→ **Written exercise**
Images are not part of the copy; transcribe all the data exactly.

————

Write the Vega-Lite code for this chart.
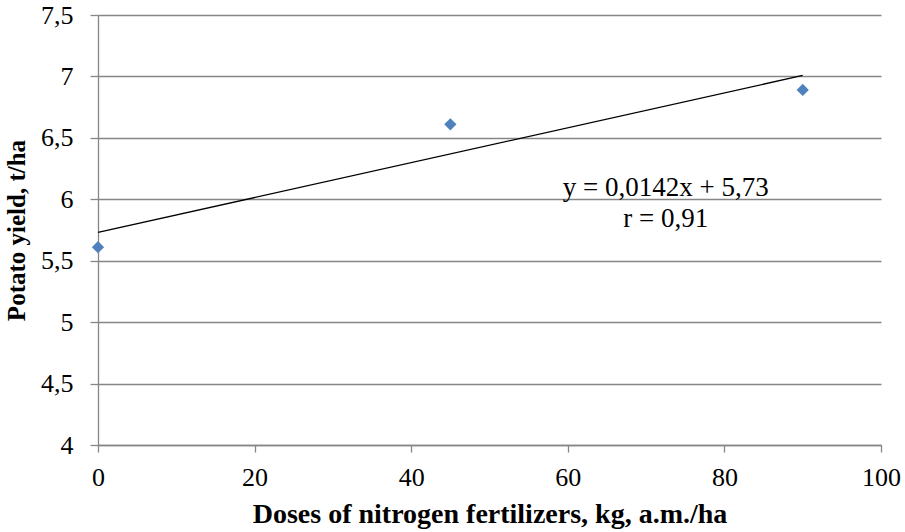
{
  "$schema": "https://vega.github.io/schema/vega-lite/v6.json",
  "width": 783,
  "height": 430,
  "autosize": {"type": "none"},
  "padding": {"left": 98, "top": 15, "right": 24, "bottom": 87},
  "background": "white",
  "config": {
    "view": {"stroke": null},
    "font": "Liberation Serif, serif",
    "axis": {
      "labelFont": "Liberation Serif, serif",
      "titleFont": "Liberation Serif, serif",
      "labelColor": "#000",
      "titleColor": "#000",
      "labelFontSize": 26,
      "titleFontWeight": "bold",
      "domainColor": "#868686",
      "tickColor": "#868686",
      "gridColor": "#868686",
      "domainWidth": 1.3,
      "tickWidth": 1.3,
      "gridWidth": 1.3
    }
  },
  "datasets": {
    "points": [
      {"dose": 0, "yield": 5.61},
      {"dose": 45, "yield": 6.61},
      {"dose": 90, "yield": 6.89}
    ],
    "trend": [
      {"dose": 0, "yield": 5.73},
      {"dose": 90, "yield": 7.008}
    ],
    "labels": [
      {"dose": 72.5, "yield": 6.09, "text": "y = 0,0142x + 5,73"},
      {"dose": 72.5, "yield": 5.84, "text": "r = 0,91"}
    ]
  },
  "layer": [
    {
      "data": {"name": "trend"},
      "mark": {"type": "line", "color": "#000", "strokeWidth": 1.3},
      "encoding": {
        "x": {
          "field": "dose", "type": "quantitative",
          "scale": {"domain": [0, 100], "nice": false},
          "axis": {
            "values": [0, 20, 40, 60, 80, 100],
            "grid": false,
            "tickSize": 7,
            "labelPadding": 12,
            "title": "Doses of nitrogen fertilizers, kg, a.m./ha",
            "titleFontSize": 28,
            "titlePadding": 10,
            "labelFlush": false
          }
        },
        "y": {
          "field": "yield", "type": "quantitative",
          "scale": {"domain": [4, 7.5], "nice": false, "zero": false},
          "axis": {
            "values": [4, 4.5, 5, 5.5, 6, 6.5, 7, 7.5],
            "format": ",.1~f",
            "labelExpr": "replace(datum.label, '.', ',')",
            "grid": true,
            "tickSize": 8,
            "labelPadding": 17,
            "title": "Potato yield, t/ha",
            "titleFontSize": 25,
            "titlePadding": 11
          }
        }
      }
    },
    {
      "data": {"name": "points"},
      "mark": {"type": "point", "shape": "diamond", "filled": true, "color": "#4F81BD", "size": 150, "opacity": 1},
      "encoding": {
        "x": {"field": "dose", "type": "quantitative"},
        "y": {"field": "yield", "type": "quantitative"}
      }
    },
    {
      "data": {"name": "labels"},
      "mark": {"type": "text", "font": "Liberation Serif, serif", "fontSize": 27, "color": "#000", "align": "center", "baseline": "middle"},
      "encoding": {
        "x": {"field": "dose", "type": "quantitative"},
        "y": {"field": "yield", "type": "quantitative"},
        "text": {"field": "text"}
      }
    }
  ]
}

————

→ **Full answer**
Write the Vega-Lite code for this chart.
{
  "$schema": "https://vega.github.io/schema/vega-lite/v6.json",
  "width": 783,
  "height": 430,
  "autosize": {"type": "none"},
  "padding": {"left": 98, "top": 15, "right": 24, "bottom": 87},
  "background": "white",
  "config": {
    "view": {"stroke": null},
    "font": "Liberation Serif, serif",
    "axis": {
      "labelFont": "Liberation Serif, serif",
      "titleFont": "Liberation Serif, serif",
      "labelColor": "#000",
      "titleColor": "#000",
      "labelFontSize": 26,
      "titleFontWeight": "bold",
      "domainColor": "#868686",
      "tickColor": "#868686",
      "gridColor": "#868686",
      "domainWidth": 1.3,
      "tickWidth": 1.3,
      "gridWidth": 1.3
    }
  },
  "datasets": {
    "points": [
      {"dose": 0, "yield": 5.61},
      {"dose": 45, "yield": 6.61},
      {"dose": 90, "yield": 6.89}
    ],
    "trend": [
      {"dose": 0, "yield": 5.73},
      {"dose": 90, "yield": 7.008}
    ],
    "labels": [
      {"dose": 72.5, "yield": 6.09, "text": "y = 0,0142x + 5,73"},
      {"dose": 72.5, "yield": 5.84, "text": "r = 0,91"}
    ]
  },
  "layer": [
    {
      "data": {"name": "trend"},
      "mark": {"type": "line", "color": "#000", "strokeWidth": 1.3},
      "encoding": {
        "x": {
          "field": "dose", "type": "quantitative",
          "scale": {"domain": [0, 100], "nice": false},
          "axis": {
            "values": [0, 20, 40, 60, 80, 100],
            "grid": false,
            "tickSize": 7,
            "labelPadding": 12,
            "title": "Doses of nitrogen fertilizers, kg, a.m./ha",
            "titleFontSize": 28,
            "titlePadding": 10,
            "labelFlush": false
          }
        },
        "y": {
          "field": "yield", "type": "quantitative",
          "scale": {"domain": [4, 7.5], "nice": false, "zero": false},
          "axis": {
            "values": [4, 4.5, 5, 5.5, 6, 6.5, 7, 7.5],
            "format": ",.1~f",
            "labelExpr": "replace(datum.label, '.', ',')",
            "grid": true,
            "tickSize": 8,
            "labelPadding": 17,
            "title": "Potato yield, t/ha",
            "titleFontSize": 25,
            "titlePadding": 11
          }
        }
      }
    },
    {
      "data": {"name": "points"},
      "mark": {"type": "point", "shape": "diamond", "filled": true, "color": "#4F81BD", "size": 150, "opacity": 1},
      "encoding": {
        "x": {"field": "dose", "type": "quantitative"},
        "y": {"field": "yield", "type": "quantitative"}
      }
    },
    {
      "data": {"name": "labels"},
      "mark": {"type": "text", "font": "Liberation Serif, serif", "fontSize": 27, "color": "#000", "align": "center", "baseline": "middle"},
      "encoding": {
        "x": {"field": "dose", "type": "quantitative"},
        "y": {"field": "yield", "type": "quantitative"},
        "text": {"field": "text"}
      }
    }
  ]
}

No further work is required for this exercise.